Viewing the World through Web 2.0 Glasses

From our new guest blogger Terry McKenzie, at Sun Microsystems...
When was the last time your life changed? I mean really
changed.... like you had a baby. Got married. Got
divorced. Won the lottery (OK, we can see where my mind is!).
Went through a difficult illness. Dealt with a crisis. Achieved a
dream. Became an empty nester.
Life-altering experiences don't happen that often, and when they do,
they are often very personal in nature. So the fact that my new
job became a life altering experience was a little astonishing to me.

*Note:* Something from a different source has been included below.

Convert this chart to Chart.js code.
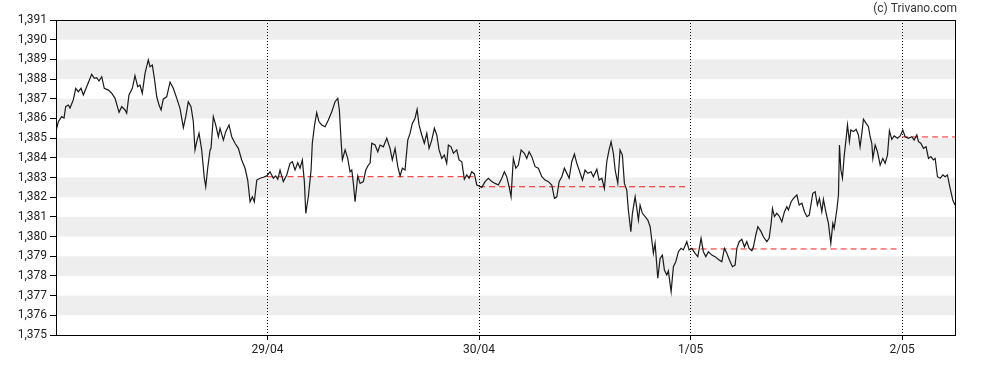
<!DOCTYPE html>
<html><head><meta charset="utf-8">
<script src="https://cdn.jsdelivr.net/npm/chart.js@4.4.1/dist/chart.umd.min.js"></script>
<style>html,body{margin:0;padding:0;background:#fff}#wrap{width:988px;height:370px;position:relative}</style>
</head><body><div id="wrap"><canvas id="c" width="988" height="370"></canvas></div>
<script>
// hours since 28/04 00:00
const times = [0,0.26,0.65,0.91,1.10,1.40,1.59,1.96,2.24,2.53,2.84,3.10,3.48,4.05,4.35,4.62,4.88,5.19,5.48,5.94,
6.32,6.70,7.15,7.46,7.83,8.02,8.28,8.66,8.96,9.27,9.53,9.79,10.10,10.47,10.67,10.93,11.16,11.43,11.69,11.92,
12.18,12.56,12.94,13.31,13.70,14.07,14.45,14.72,15.01,15.32,15.58,15.77,15.97,16.23,16.53,16.83,16.99,17.21,17.48,17.59,
17.85,18.12,18.42,18.61,18.99,19.26,19.63,19.94,20.31,20.69,21.07,21.45,21.75,22.02,22.28,22.50,22.78,23.15,23.52,23.91,
24.28,24.66,24.93,25.16,25.42,25.79,26.18,26.55,26.82,27.12,27.43,27.69,27.95,28.18,28.34,28.63,28.94,29.08,29.31,29.58,
29.84,30.15,30.53,30.90,31.29,31.66,31.97,32.15,32.34,32.49,32.80,33.10,33.36,33.56,33.74,33.93,34.24,34.50,34.87,35.15,
35.44,35.63,35.83,36.20,36.51,36.77,37.14,37.53,37.90,38.16,38.47,38.78,39.04,39.30,39.60,39.91,40.17,40.43,40.74,40.97,
41.19,41.50,41.79,42.07,42.33,42.63,42.93,43.20,43.46,43.77,44.06,44.33,44.52,44.82,45.09,45.47,45.73,46.04,46.33,46.61,
46.87,47.17,47.47,47.74,48.00,48.31,48.68,49.06,49.44,49.82,50.19,50.58,50.87,51.14,51.41,51.63,51.89,52.17,52.46,52.77,
53.14,53.41,53.68,53.98,54.36,54.73,55.12,55.49,55.87,56.25,56.55,56.82,57.08,57.39,57.68,57.96,58.22,58.52,58.82,59.09,
59.35,59.73,60.03,60.34,60.71,60.97,61.36,61.62,61.93,62.22,62.49,62.75,62.98,63.24,63.44,63.74,64.00,64.26,64.49,64.76,
64.94,65.22,65.40,65.71,65.90,66.08,66.27,66.53,66.84,67.15,67.41,67.60,67.78,67.97,68.28,68.54,68.80,69.03,69.30,69.48,
69.79,70.05,70.32,70.62,70.92,71.18,71.57,71.83,72.14,72.51,72.82,73.19,73.45,73.73,74.02,74.41,74.78,75.16,75.54,75.84,
76.11,76.49,76.75,77.05,77.25,77.51,77.81,78.11,78.38,78.64,78.95,79.13,79.40,79.63,80.00,80.26,80.65,80.91,81.14,81.29,
81.51,81.78,82.05,82.35,82.65,82.92,83.10,83.41,83.67,84.06,84.32,84.63,84.92,85.20,85.46,85.87,86.13,86.39,86.62,86.89,
87.07,87.38,87.64,87.91,88.14,88.29,88.59,88.78,88.89,89.05,89.23,89.42,89.65,89.80,90.02,90.18,90.48,90.78,91.04,91.23,
91.43,91.61,91.92,92.18,92.37,92.56,92.68,92.94,93.20,93.51,93.81,94.07,94.34,94.56,94.83,95.10,95.47,95.78,96.08,96.34,
96.72,97.10,97.36,97.67,97.85,98.12,98.42,98.72,98.99,99.26,99.55,99.75,100.01,100.32,100.62,100.88,101.14,101.45,101.75,102.00];

const prices = [1.38536,1.38583,1.38609,1.38602,1.38660,1.38668,1.38653,1.38694,1.38753,1.38736,1.38753,1.38719,1.38761,1.38824,1.38804,1.38807,1.38790,1.38812,1.38753,1.38744,
1.38728,1.38702,1.38631,1.38660,1.38643,1.38626,1.38719,1.38753,1.38817,1.38761,1.38770,1.38728,1.38829,1.38897,1.38863,1.38871,1.38804,1.38710,1.38668,1.38643,
1.38699,1.38710,1.38784,1.38753,1.38702,1.38651,1.38553,1.38609,1.38685,1.38660,1.38583,1.38440,1.38482,1.38524,1.38440,1.38296,1.38253,1.38347,1.38440,1.38448,
1.38609,1.38567,1.38507,1.38550,1.38490,1.38533,1.38567,1.38507,1.38474,1.38448,1.38389,1.38347,1.38287,1.38177,1.38202,1.38177,1.38287,1.38296,1.38301,1.38308,
1.38329,1.38296,1.38308,1.38291,1.38338,1.38279,1.38313,1.38372,1.38380,1.38338,1.38375,1.38347,1.38389,1.38279,1.38118,1.38202,1.38338,1.38474,1.38558,1.38629,
1.38583,1.38567,1.38558,1.38592,1.38634,1.38685,1.38702,1.38643,1.38490,1.38389,1.38440,1.38397,1.38329,1.38338,1.38270,1.38177,1.38308,1.38270,1.38279,1.38338,
1.38363,1.38372,1.38474,1.38465,1.38431,1.38465,1.38456,1.38499,1.38448,1.38389,1.38448,1.38355,1.38308,1.38347,1.38338,1.38490,1.38524,1.38575,1.38601,1.38646,
1.38567,1.38516,1.38474,1.38524,1.38448,1.38490,1.38550,1.38516,1.38440,1.38397,1.38414,1.38372,1.38465,1.38456,1.38423,1.38440,1.38389,1.38380,1.38291,1.38313,
1.38296,1.38329,1.38318,1.38262,1.38257,1.38250,1.38279,1.38296,1.38279,1.38270,1.38262,1.38296,1.38329,1.38304,1.38253,1.38202,1.38397,1.38347,1.38363,1.38440,
1.38423,1.38397,1.38431,1.38406,1.38355,1.38347,1.38304,1.38287,1.38279,1.38262,1.38194,1.38202,1.38279,1.38304,1.38347,1.38321,1.38296,1.38380,1.38419,1.38372,
1.38338,1.38287,1.38338,1.38321,1.38329,1.38304,1.38342,1.38287,1.38296,1.38245,1.38380,1.38440,1.38482,1.38423,1.38338,1.38270,1.38440,1.38414,1.38270,1.38236,
1.38135,1.38025,1.38118,1.38202,1.38143,1.38084,1.38160,1.38118,1.38101,1.38084,1.38050,1.37982,1.37915,1.37966,1.37788,1.37889,1.37906,1.37830,1.37805,1.37826,
1.37720,1.37847,1.37872,1.37923,1.37940,1.37932,1.37974,1.37932,1.37940,1.37915,1.37898,1.37991,1.37923,1.37898,1.37923,1.37906,1.37898,1.37884,1.37872,1.37940,
1.37915,1.37872,1.37847,1.37855,1.37940,1.37974,1.37986,1.37948,1.37974,1.37940,1.37928,1.37948,1.38008,1.38050,1.38025,1.37999,1.37974,1.37991,1.38067,1.38143,
1.38101,1.38118,1.38104,1.38075,1.38126,1.38152,1.38135,1.38177,1.38194,1.38211,1.38160,1.38169,1.38126,1.38101,1.38109,1.38220,1.38228,1.38160,1.38194,1.38126,
1.38189,1.38118,1.38067,1.37966,1.38067,1.38042,1.38135,1.38211,1.38465,1.38338,1.38296,1.38406,1.38499,1.38567,1.38482,1.38541,1.38533,1.38545,1.38516,1.38456,
1.38524,1.38596,1.38575,1.38558,1.38507,1.38474,1.38397,1.38465,1.38431,1.38363,1.38397,1.38372,1.38414,1.38538,1.38494,1.38511,1.38499,1.38511,1.38541,1.38507,
1.38499,1.38507,1.38490,1.38516,1.38482,1.38474,1.38448,1.38456,1.38397,1.38406,1.38389,1.38397,1.38304,1.38296,1.38313,1.38304,1.38313,1.38245,1.38186,1.38160];

const dayTicks = [24, 48, 72, 96];
const dayLabels = ['29/04', '30/04', '1/05', '2/05'];
const refStart = [24, 48, 72, 96];
const refEnd = [47.6, 71.7, 95.7, 102];
const refValue = [1.38304, 1.38253, 1.37937, 1.38506];
const yMin = 1.375, yMax = 1.391, yStep = 0.001;
const bandStarts = [1.376, 1.378, 1.380, 1.382, 1.384, 1.386, 1.388, 1.390];
const xMax = 102;

Chart.defaults.font.family = 'Roboto';
Chart.defaults.font.size = 12;
Chart.defaults.color = '#222';

const mainData = times.map((t, i) => ({x: t, y: prices[i]}));
const refSets = refStart.map((s, i) => ({
  data: [{x: s, y: refValue[i]}, {x: refEnd[i], y: refValue[i]}],
  borderColor: '#ff1a1a', borderWidth: 1, borderDash: [6, 4], pointRadius: 0, fill: false
}));

const bandsPlugin = {
  id: 'bands',
  beforeDraw(chart) {
    const {ctx, chartArea: a, scales: {y}} = chart;
    ctx.save();
    ctx.fillStyle = '#eeeeee';
    bandStarts.forEach(v => {
      const top = y.getPixelForValue(v + yStep), bot = y.getPixelForValue(v);
      ctx.fillRect(a.left, top, a.right - a.left, bot - top);
    });
    ctx.restore();
  },
  afterDraw(chart) {
    const {ctx, chartArea: a} = chart;
    ctx.save();
    ctx.strokeStyle = '#000'; ctx.lineWidth = 1;
    ctx.strokeRect(Math.round(a.left) + 0.5, Math.round(a.top) + 0.5, Math.round(a.right - a.left), Math.round(a.bottom - a.top));
    ctx.fillStyle = '#333';
    ctx.font = '12px Roboto';
    ctx.textAlign = 'right'; ctx.textBaseline = 'middle';
    ctx.fillText('(c) Trivano.com', 957, 9);
    ctx.restore();
  }
};

new Chart(document.getElementById('c'), {
  type: 'line',
  data: {
    datasets: [{
      data: mainData, borderColor: '#1a1a1a', borderWidth: 1.2, pointRadius: 0, tension: 0, fill: false
    }, ...refSets]
  },
  options: {
    responsive: false, animation: false, devicePixelRatio: 1,
    layout: {padding: {top: 20, right: 33, left: 0, bottom: 0}},
    plugins: {legend: {display: false}, tooltip: {enabled: false}},
    scales: {
      x: {
        type: 'linear', min: 0, max: xMax,
        afterBuildTicks(s) { s.ticks = dayTicks.map(v => ({value: v})); },
        afterFit(s) { s.height = 35; },
        ticks: {autoSkip: false, maxRotation: 0, padding: 3,
          callback(v) { const i = dayTicks.indexOf(v); return i >= 0 ? dayLabels[i] : ''; }},
        grid: {color: '#000', lineWidth: 1, drawTicks: true, tickLength: 5, tickColor: '#000', tickBorderDash: []},
        border: {display: true, color: '#000', width: 1, dash: [1, 2]}
      },
      y: {
        min: yMin, max: yMax,
        afterBuildTicks(s) { const t = []; for (let i = 0; i <= Math.round((yMax - yMin) / yStep); i++) t.push({value: +(yMin + i * yStep).toFixed(3)}); s.ticks = t; },
        afterFit(s) { s.width = 56; },
        ticks: {autoSkip: false, padding: 3, callback(v) { return v.toFixed(3).replace('.', ','); }},
        grid: {drawOnChartArea: false, drawTicks: true, tickLength: 6, tickColor: '#000'},
        border: {display: true, color: '#000', width: 1}
      }
    }
  },
  plugins: [bandsPlugin]
});
</script></body></html>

Last winter, my CEO, Jonathan Schwartz, approached me with an idea for
a new charter. Rather than my group focusing only on employee
communication, he asked me to expand our work to drive employee
community building through technology. I lit up - how much fun
would that be?
I convened an all-day session for my extended team, and we began the
work of figuring out what what the success would look like for our CEO
(and therefore us), what we knew, what we didn't, who other
players at Sun might be, and a roadmap to get us started. Since
then, we have become absorbed in social networking, and it has truly
changed my life.
I see the world through different spectacles now. When I'm asked
for communication advice, my responses are very, very different than
they would have been a year ago. When I'm asked how Web 2.0 is
meaningful to an organization, I have strong opinions on how it may or
may not be useful. I think about team work differently. I
think about leadership credibility differently. I think about web
properties differently. An example:
We recently completed our annual VP conference here at Sun. To cascade the information, we are relying on a combination of:
- Command and control (Executives have told their VPs that they are being held accountable for sharing the conference learnings and action items with their directors).
- Traditional meeting-in-a-box kits.
- Videocasts and audiocasts on demand.
- Social forum software for use in meetings, where VPs will present problems and proposed solutions from the conference, and then ask their directors, "What do you think? Is this the right approach? Is it enough?" Ideas will be entered on the forum with the opportunity to exchange ideas with other directors and vice presidents online.
Participation and sharing, real time. High return on an investment of time, not dollars. Lots of minds. A fair shake of chaos. Opening ourselves up to risk, to feedback we may not want to hear. Treating our employees like adults with valuable ideas. Getting people together so they can exchange thoughts, share problems, collaborate.
I've been blogging for a year (you find me here) but what I'm involved in now takes my experience to a different level. My advice to you? Get smart. Get educated. And jump in. The water's fine.